Por Adriana Fernández Vecchi
En la actualidad, se presenta una notable paradoja que interpela tanto a las sociedades contemporáneas como a sus estructuras de poder: la coexistencia de una figura de adulto mayor que ostenta una de las mayores influencias a nivel mundial y, a la vez, la creciente percepción de los adultos mayores como elementos desechables dentro de las dinámicas económicas y sociales. Esta contradicción se manifiesta con particular claridad en la figura del Papa, un líder espiritual que, pese a su avanzada edad, continúa desempeñando un rol central en el escenario internacional, contrastando de manera dramática con las condiciones de vida de millones de jubilados que enfrentan la exclusión y la precariedad. El Papa, como mandatario espiritual de más de mil millones de fieles, no solo encarna una autoridad moral sino que, además, se erige como un referente global en temas de justicia social, diálogo interreligioso y paz mundial. Su palabra resuena en los foros multilaterales, es escuchada por jefes de Estado y considerada por influyentes organismos internacionales. Las expectativas mundiales depositadas en su liderazgo, especialmente en tiempos de crisis humanitarias y polarización política, son una muestra fehaciente del reconocimiento a la sabiduría y experiencia acumuladas a lo largo de los años. La longevidad, lejos de ser un obstáculo en su caso, se traduce en una fuente de legitimidad y autoridad que trasciende fronteras y culturas.
Sin embargo, esta visión de la vejez como un activo social contrasta profundamente con la realidad que enfrentan la mayoría de los adultos mayores. En diversas sociedades, los jubilados son tratados como variables de ajuste dentro de sistemas económicos que priorizan la rentabilidad por encima del bienestar humano. Con sueldos indignos, muchas veces insuficientes para cubrir las necesidades básicas, personas que han contribuido durante décadas al desarrollo de su país se ven forzadas a continuar trabajando de manera informal o, en el peor de los casos, a subsistir en condiciones de pobreza y desamparo. Este escenario se agrava aún más en contextos donde prevalecen políticas libertarias, las cuales, bajo la premisa de reducir la intervención estatal y privilegiar el mercado, terminan demostrando una profunda insensibilidad hacia las necesidades de los sectores más vulnerables. Tales políticas, al debilitar los sistemas de seguridad social y limitar la protección pública, dejan a los jubilados expuestos a una precariedad aún mayor.

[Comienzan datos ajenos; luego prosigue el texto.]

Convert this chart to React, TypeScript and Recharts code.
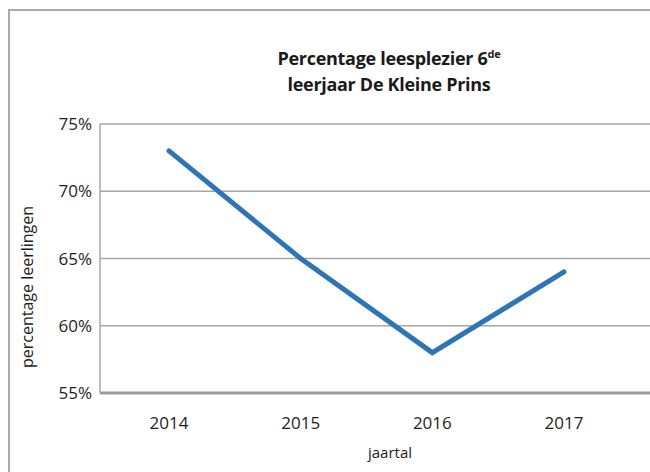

No es casual que, de manera sostenida, cada semana —en jornadas que se repiten los días miércoles y que, con perseverancia, reclaman por una mejora en las condiciones de las jubilaciones— adultos mayores hagan oír su voz en las calles. Estas manifestaciones pacíficas no solo evidencian la difícil realidad que atraviesan, sino que también reivindican el derecho a una vejez digna y a un reconocimiento acorde con los aportes realizados a lo largo de sus vidas.
Este contraste invita a una reflexión profunda sobre la manera en que las sociedades conciben el envejecimiento y el rol de las personas mayores. Resulta imperativo replantear las estructuras económicas y sociales para garantizar una vejez digna, en la que la experiencia y los aportes de los adultos mayores sean reconocidos y valorados. La dignificación de las pensiones, el acceso a servicios de salud adecuados y la promoción de su participación activa en la vida comunitaria son aspectos fundamentales para revertir esta tendencia de exclusión.
Pensar la señal, mientras el mundo aplaude la influencia de un Papa adulto mayor que lidera con sabiduría, no se puede soslayar la responsabilidad de crear sociedades inclusivas, donde la edad no sea motivo de marginación sino de reconocimiento y respeto.